Thread Together Partners With Billie Jean Hamlet to Support First Nations Communities in Remote Australia

Thread Together, the Australian not-for-profit organization dedicated to addressing clothing insecurity, has partnered with former AFLW player Billie Jean Hamlet and the Marra Worra Worra Aboriginal Corporation for a community activation in Fitzroy Crossing, Western Australia. The initiative brought together stakeholder education, community engagement, and a retail-style pop-up experience that gave local First Nations girls and families access to brand-new clothing — an intervention that addresses a problem far more pervasive than most fashion consumers realize: the acute shortage of new, appropriate clothing in remote Indigenous communities.

The event forms part of Thread Together’s broader strategy of shifting from a centralized distribution model to one that prioritizes community-led partnerships. Rather than shipping pallets of clothing to remote communities with no local infrastructure, the organization works through established local networks like Marra Worra Worra, which provides ongoing support services to the Fitzroy Valley region. This approach recognizes that clothing insecurity in remote Australia cannot be solved by donation drives alone — it requires sustained relationships, cultural competence, and a willingness to meet communities on their own terms.

Hamlet’s involvement brought a layer of cultural resonance that logistics alone could not provide. A proud Walmajarri woman who grew up in Fitzroy Crossing before her AFLW career with the Fremantle Dockers and West Coast Eagles, Hamlet returned to Country to participate in the activation, engaging with young girls and families as both a role model and a community member. Her presence bridged the gap between the fashion industry — still predominantly urban, white, and coastal — and the remote communities that Thread Together serves, lending the initiative credibility that no amount of corporate messaging could replicate.

The logistics of the activation were formidable. Fitzroy Crossing sits roughly 2,500 kilometers north of Perth, in the Kimberley region, accessible primarily by air and a two-and-a-half-hour drive from the nearest regional center. Thread Together coordinated the transport of thousands of garments — sourced from brand partners including Country Road, Witchery, and Seed — across this distance, setting up a temporary retail space in the community hall where local families could select clothing at no cost, with dignity preserved through the retail-style format. The pop-up model is central to Thread Together’s philosophy: recipients browse, try on, and choose garments themselves, transforming what could be a charity handout into a shopping experience.

Thread Together’s work arrives at a moment when the fashion industry is under increasing scrutiny for its environmental impact, but the social dimension of sustainability — what happens to the garments that brands overproduce, and who lacks access to them — remains underexamined.
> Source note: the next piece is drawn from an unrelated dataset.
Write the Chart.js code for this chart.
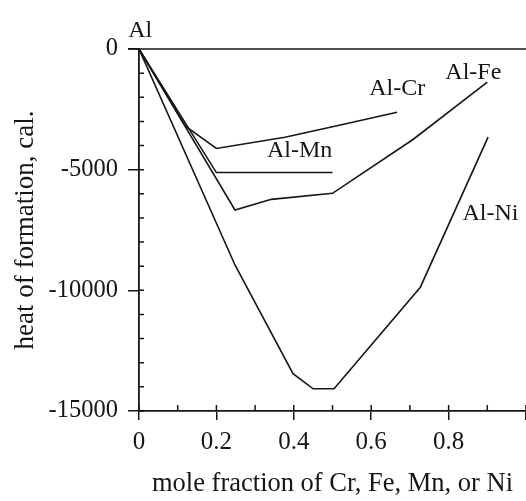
<!DOCTYPE html>
<html>
<head>
<meta charset="utf-8">
<script src="https://cdn.jsdelivr.net/npm/chart.js@4/dist/chart.umd.min.js"></script>
<style>
  body { margin: 0; background: #fff; }
  #wrap { width: 526px; height: 501px; position: relative; }
</style>
</head>
<body>
<div id="wrap"><canvas id="chart"></canvas></div>
<script>
// heat of formation vs mole fraction
const alCrX = [0, 0.12, 0.2, 0.377, 0.5, 0.667];
const alCrY = [0, -3200, -4120, -3660, -3220, -2620];

const alMnX = [0, 0.2, 0.5];
const alMnY = [0, -5120, -5120];

const alFeX = [0, 0.248, 0.342, 0.5, 0.708, 0.9];
const alFeY = [0, -6670, -6230, -5980, -3750, -1370];

const alNiX = [0, 0.248, 0.398, 0.45, 0.504, 0.727, 0.902];
const alNiY = [0, -8950, -13450, -14080, -14080, -9870, -3650];

const xTicks = [0, 0.2, 0.4, 0.6, 0.8];
const yTicks = [0, -5000, -10000, -15000];

// curve labels, placed in data units
const labelText = ['Al', 'Al-Cr', 'Al-Fe', 'Al-Mn', 'Al-Ni'];
const labelX = [0.003, 0.667, 0.864, 0.415, 0.908];
const labelY = [750, -1660, -980, -4230, -6830];

const ink = '#161616';
const serif = "'Liberation Serif', 'Times New Roman', serif";
Chart.defaults.font.family = serif;
Chart.defaults.color = ink;

const pts = (xs, ys) => xs.map((x, i) => ({ x: x, y: ys[i] }));

const lineSet = (name, xs, ys) => ({
  label: name,
  data: pts(xs, ys),
  borderColor: ink,
  borderWidth: 1.6,
  pointRadius: 0,
  fill: false,
  tension: 0,
});

// inner ticks, minor ticks, top line and the curve labels
const extras = {
  id: 'extras',
  afterDraw(chart) {
    const { ctx, chartArea: a, scales: { x, y } } = chart;
    ctx.save();
    ctx.strokeStyle = ink;
    ctx.lineWidth = 1.5;
    ctx.beginPath();
    const y0 = y.getPixelForValue(0);
    ctx.moveTo(a.left - 11, y0);
    ctx.lineTo(a.right, y0);
    for (let v = 0; v >= -15000; v -= 1000) {
      const py = y.getPixelForValue(v);
      ctx.moveTo(a.left, py);
      ctx.lineTo(a.left + 5, py);
    }
    for (let i = 0; i <= 10; i++) {
      const px = x.getPixelForValue(i / 10);
      ctx.moveTo(px, a.bottom);
      ctx.lineTo(px, a.bottom - 6);
    }
    ctx.stroke();

    ctx.fillStyle = ink;
    ctx.font = '24px ' + serif;
    ctx.textAlign = 'center';
    ctx.textBaseline = 'middle';
    labelText.forEach((t, i) => {
      ctx.fillText(t, x.getPixelForValue(labelX[i]), y.getPixelForValue(labelY[i]));
    });
    ctx.restore();
  }
};

new Chart(document.getElementById('chart').getContext('2d'), {
  type: 'line',
  data: {
    datasets: [
      lineSet('Al-Cr', alCrX, alCrY),
      lineSet('Al-Mn', alMnX, alMnY),
      lineSet('Al-Fe', alFeX, alFeY),
      lineSet('Al-Ni', alNiX, alNiY),
    ],
  },
  options: {
    responsive: true,
    maintainAspectRatio: false,
    animation: false,
    layout: { padding: { top: 49, right: 0, bottom: 0, left: 0 } },
    plugins: { legend: { display: false }, tooltip: { enabled: false } },
    scales: {
      x: {
        type: 'linear',
        min: 0,
        max: 1,
        afterBuildTicks: (s) => { s.ticks = xTicks.concat([1]).map(v => ({ value: v })); },
        afterFit: (s) => { s.height = 90; s.paddingLeft = 0; s.paddingRight = 0; },
        ticks: {
          font: { size: 25 },
          padding: 7,
          maxRotation: 0,
          callback: (v) => (v === 1 ? '' : String(v)),
        },
        grid: { drawOnChartArea: false, drawTicks: true, tickLength: 9, color: ink, lineWidth: 1.5 },
        border: { color: ink, width: 1.8 },
        title: {
          display: true,
          text: 'mole fraction of Cr, Fe, Mn, or Ni',
          font: { size: 26.5 },
          padding: { top: 0, bottom: 1 },
        },
      },
      y: {
        type: 'linear',
        min: -15000,
        max: 0,
        afterBuildTicks: (s) => { s.ticks = yTicks.map(v => ({ value: v })); },
        afterFit: (s) => { s.width = 139; },
        ticks: { font: { size: 24.5 }, padding: 10, callback: (v) => String(v) },
        grid: { drawOnChartArea: false, drawTicks: true, tickLength: 11, color: ink, lineWidth: 1.5 },
        border: { color: ink, width: 1.8 },
        title: {
          display: true,
          text: 'heat of formation, cal.',
          font: { size: 27 },
          padding: { top: 10, bottom: 0 },
        },
      },
    },
  },
  plugins: [extras],
});
</script>
</body>
</html>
By redirecting excess inventory from Australia’s largest retailers to communities that need it most, Thread Together offers a model that addresses both the industry’s waste problem and a social inequity that the market alone will not solve. The Fitzroy Crossing activation is a small operation in geographic terms, but its implications for how the fashion industry thinks about distribution, waste, and community responsibility are anything but.